* **What is required**
Keep the pictures out and restate every record exactly.

* **Data to process**
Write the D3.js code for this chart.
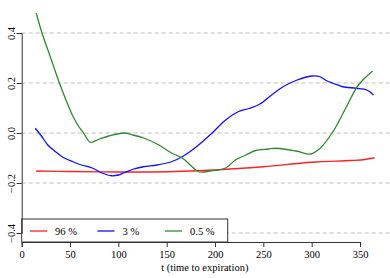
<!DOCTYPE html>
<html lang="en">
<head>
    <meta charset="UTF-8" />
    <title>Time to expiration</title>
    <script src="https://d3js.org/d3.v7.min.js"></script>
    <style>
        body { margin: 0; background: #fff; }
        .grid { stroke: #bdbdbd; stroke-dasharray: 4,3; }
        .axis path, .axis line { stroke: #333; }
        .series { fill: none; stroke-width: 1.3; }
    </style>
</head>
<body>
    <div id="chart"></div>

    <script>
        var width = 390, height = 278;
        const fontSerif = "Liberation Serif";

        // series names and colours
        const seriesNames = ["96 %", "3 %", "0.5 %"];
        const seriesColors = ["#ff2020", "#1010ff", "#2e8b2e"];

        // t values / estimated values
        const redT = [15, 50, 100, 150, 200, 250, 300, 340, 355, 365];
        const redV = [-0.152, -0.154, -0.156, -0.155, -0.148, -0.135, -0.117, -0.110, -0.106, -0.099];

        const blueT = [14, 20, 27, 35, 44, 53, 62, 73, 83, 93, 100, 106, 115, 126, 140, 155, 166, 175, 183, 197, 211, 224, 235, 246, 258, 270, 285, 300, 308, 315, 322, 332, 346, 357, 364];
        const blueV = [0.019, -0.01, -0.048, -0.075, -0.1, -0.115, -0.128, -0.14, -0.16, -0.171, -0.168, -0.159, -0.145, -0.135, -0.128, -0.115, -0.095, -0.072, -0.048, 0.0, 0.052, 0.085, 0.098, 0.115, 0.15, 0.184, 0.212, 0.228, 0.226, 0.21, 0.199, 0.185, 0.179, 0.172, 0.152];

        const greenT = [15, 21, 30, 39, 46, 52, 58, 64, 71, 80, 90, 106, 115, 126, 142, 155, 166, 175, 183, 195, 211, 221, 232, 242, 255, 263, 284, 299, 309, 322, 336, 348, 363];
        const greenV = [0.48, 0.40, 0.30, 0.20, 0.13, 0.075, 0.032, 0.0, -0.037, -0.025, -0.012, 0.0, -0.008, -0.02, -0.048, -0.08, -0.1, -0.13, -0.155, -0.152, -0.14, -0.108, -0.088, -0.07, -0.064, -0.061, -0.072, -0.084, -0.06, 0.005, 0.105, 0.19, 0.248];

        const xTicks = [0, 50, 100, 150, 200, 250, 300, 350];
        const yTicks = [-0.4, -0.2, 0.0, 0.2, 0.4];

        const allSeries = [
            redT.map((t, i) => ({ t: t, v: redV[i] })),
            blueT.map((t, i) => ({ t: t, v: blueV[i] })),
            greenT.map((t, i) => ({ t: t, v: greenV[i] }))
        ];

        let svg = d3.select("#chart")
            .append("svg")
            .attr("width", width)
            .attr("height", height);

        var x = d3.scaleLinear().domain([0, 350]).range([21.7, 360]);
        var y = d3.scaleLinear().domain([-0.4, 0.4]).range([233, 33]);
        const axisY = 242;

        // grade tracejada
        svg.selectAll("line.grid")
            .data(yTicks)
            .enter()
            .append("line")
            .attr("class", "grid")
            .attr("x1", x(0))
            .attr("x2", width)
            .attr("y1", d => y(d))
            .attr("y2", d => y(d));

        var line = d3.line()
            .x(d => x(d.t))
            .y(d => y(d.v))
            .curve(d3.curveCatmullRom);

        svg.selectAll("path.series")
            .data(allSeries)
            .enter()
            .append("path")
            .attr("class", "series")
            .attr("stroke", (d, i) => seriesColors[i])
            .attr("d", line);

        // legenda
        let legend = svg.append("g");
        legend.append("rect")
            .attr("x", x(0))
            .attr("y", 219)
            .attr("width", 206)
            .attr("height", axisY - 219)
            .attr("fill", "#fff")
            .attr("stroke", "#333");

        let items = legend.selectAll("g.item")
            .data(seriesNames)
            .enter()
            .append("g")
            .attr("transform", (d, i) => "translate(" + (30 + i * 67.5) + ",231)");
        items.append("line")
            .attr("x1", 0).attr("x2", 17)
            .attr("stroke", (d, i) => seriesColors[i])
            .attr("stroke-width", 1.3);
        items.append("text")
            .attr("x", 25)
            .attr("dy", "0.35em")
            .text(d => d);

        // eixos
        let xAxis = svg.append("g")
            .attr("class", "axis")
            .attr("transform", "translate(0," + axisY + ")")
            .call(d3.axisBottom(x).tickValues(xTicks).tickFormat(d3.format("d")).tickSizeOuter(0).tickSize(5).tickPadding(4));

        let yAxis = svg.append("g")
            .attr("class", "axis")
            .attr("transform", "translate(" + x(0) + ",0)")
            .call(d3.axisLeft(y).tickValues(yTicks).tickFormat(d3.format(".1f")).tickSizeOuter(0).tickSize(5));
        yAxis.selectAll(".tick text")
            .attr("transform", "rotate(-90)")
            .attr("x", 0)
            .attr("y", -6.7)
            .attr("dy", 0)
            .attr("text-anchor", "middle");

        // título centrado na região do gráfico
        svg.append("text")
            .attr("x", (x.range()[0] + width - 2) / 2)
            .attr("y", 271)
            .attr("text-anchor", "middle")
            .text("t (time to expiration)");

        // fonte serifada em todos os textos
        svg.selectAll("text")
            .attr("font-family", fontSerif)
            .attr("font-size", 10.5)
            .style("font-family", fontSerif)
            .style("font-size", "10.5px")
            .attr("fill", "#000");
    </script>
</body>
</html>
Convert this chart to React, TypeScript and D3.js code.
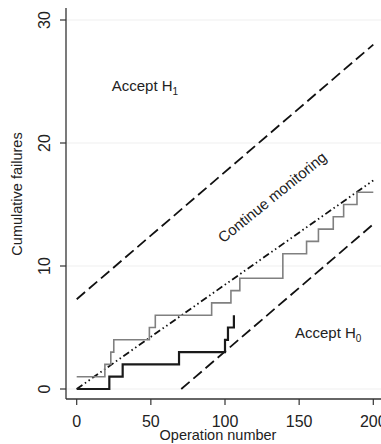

* **Reply**
Write the D3.js code for this chart.
<!DOCTYPE html>
<html lang="en">
<head>
    <meta charset="UTF-8" />
    <title>Time to expiration</title>
    <script src="https://d3js.org/d3.v7.min.js"></script>
    <style>
        body { margin: 0; background: #fff; }
        .grid { stroke: #bdbdbd; stroke-dasharray: 4,3; }
        .axis path, .axis line { stroke: #333; }
        .series { fill: none; stroke-width: 1.3; }
    </style>
</head>
<body>
    <div id="chart"></div>

    <script>
        var width = 390, height = 278;
        const fontSerif = "Liberation Serif";

        // series names and colours
        const seriesNames = ["96 %", "3 %", "0.5 %"];
        const seriesColors = ["#ff2020", "#1010ff", "#2e8b2e"];

        // t values / estimated values
        const redT = [15, 50, 100, 150, 200, 250, 300, 340, 355, 365];
        const redV = [-0.152, -0.154, -0.156, -0.155, -0.148, -0.135, -0.117, -0.110, -0.106, -0.099];

        const blueT = [14, 20, 27, 35, 44, 53, 62, 73, 83, 93, 100, 106, 115, 126, 140, 155, 166, 175, 183, 197, 211, 224, 235, 246, 258, 270, 285, 300, 308, 315, 322, 332, 346, 357, 364];
        const blueV = [0.019, -0.01, -0.048, -0.075, -0.1, -0.115, -0.128, -0.14, -0.16, -0.171, -0.168, -0.159, -0.145, -0.135, -0.128, -0.115, -0.095, -0.072, -0.048, 0.0, 0.052, 0.085, 0.098, 0.115, 0.15, 0.184, 0.212, 0.228, 0.226, 0.21, 0.199, 0.185, 0.179, 0.172, 0.152];

        const greenT = [15, 21, 30, 39, 46, 52, 58, 64, 71, 80, 90, 106, 115, 126, 142, 155, 166, 175, 183, 195, 211, 221, 232, 242, 255, 263, 284, 299, 309, 322, 336, 348, 363];
        const greenV = [0.48, 0.40, 0.30, 0.20, 0.13, 0.075, 0.032, 0.0, -0.037, -0.025, -0.012, 0.0, -0.008, -0.02, -0.048, -0.08, -0.1, -0.13, -0.155, -0.152, -0.14, -0.108, -0.088, -0.07, -0.064, -0.061, -0.072, -0.084, -0.06, 0.005, 0.105, 0.19, 0.248];

        const xTicks = [0, 50, 100, 150, 200, 250, 300, 350];
        const yTicks = [-0.4, -0.2, 0.0, 0.2, 0.4];

        const allSeries = [
            redT.map((t, i) => ({ t: t, v: redV[i] })),
            blueT.map((t, i) => ({ t: t, v: blueV[i] })),
            greenT.map((t, i) => ({ t: t, v: greenV[i] }))
        ];

        let svg = d3.select("#chart")
            .append("svg")
            .attr("width", width)
            .attr("height", height);

        var x = d3.scaleLinear().domain([0, 350]).range([21.7, 360]);
        var y = d3.scaleLinear().domain([-0.4, 0.4]).range([233, 33]);
        const axisY = 242;

        // grade tracejada
        svg.selectAll("line.grid")
            .data(yTicks)
            .enter()
            .append("line")
            .attr("class", "grid")
            .attr("x1", x(0))
            .attr("x2", width)
            .attr("y1", d => y(d))
            .attr("y2", d => y(d));

        var line = d3.line()
            .x(d => x(d.t))
            .y(d => y(d.v))
            .curve(d3.curveCatmullRom);

        svg.selectAll("path.series")
            .data(allSeries)
            .enter()
            .append("path")
            .attr("class", "series")
            .attr("stroke", (d, i) => seriesColors[i])
            .attr("d", line);

        // legenda
        let legend = svg.append("g");
        legend.append("rect")
            .attr("x", x(0))
            .attr("y", 219)
            .attr("width", 206)
            .attr("height", axisY - 219)
            .attr("fill", "#fff")
            .attr("stroke", "#333");

        let items = legend.selectAll("g.item")
            .data(seriesNames)
            .enter()
            .append("g")
            .attr("transform", (d, i) => "translate(" + (30 + i * 67.5) + ",231)");
        items.append("line")
            .attr("x1", 0).attr("x2", 17)
            .attr("stroke", (d, i) => seriesColors[i])
            .attr("stroke-width", 1.3);
        items.append("text")
            .attr("x", 25)
            .attr("dy", "0.35em")
            .text(d => d);

        // eixos
        let xAxis = svg.append("g")
            .attr("class", "axis")
            .attr("transform", "translate(0," + axisY + ")")
            .call(d3.axisBottom(x).tickValues(xTicks).tickFormat(d3.format("d")).tickSizeOuter(0).tickSize(5).tickPadding(4));

        let yAxis = svg.append("g")
            .attr("class", "axis")
            .attr("transform", "translate(" + x(0) + ",0)")
            .call(d3.axisLeft(y).tickValues(yTicks).tickFormat(d3.format(".1f")).tickSizeOuter(0).tickSize(5));
        yAxis.selectAll(".tick text")
            .attr("transform", "rotate(-90)")
            .attr("x", 0)
            .attr("y", -6.7)
            .attr("dy", 0)
            .attr("text-anchor", "middle");

        // título centrado na região do gráfico
        svg.append("text")
            .attr("x", (x.range()[0] + width - 2) / 2)
            .attr("y", 271)
            .attr("text-anchor", "middle")
            .text("t (time to expiration)");

        // fonte serifada em todos os textos
        svg.selectAll("text")
            .attr("font-family", fontSerif)
            .attr("font-size", 10.5)
            .style("font-family", fontSerif)
            .style("font-size", "10.5px")
            .attr("fill", "#000");
    </script>
</body>
</html>
Convert this chart to React, TypeScript and D3.js code.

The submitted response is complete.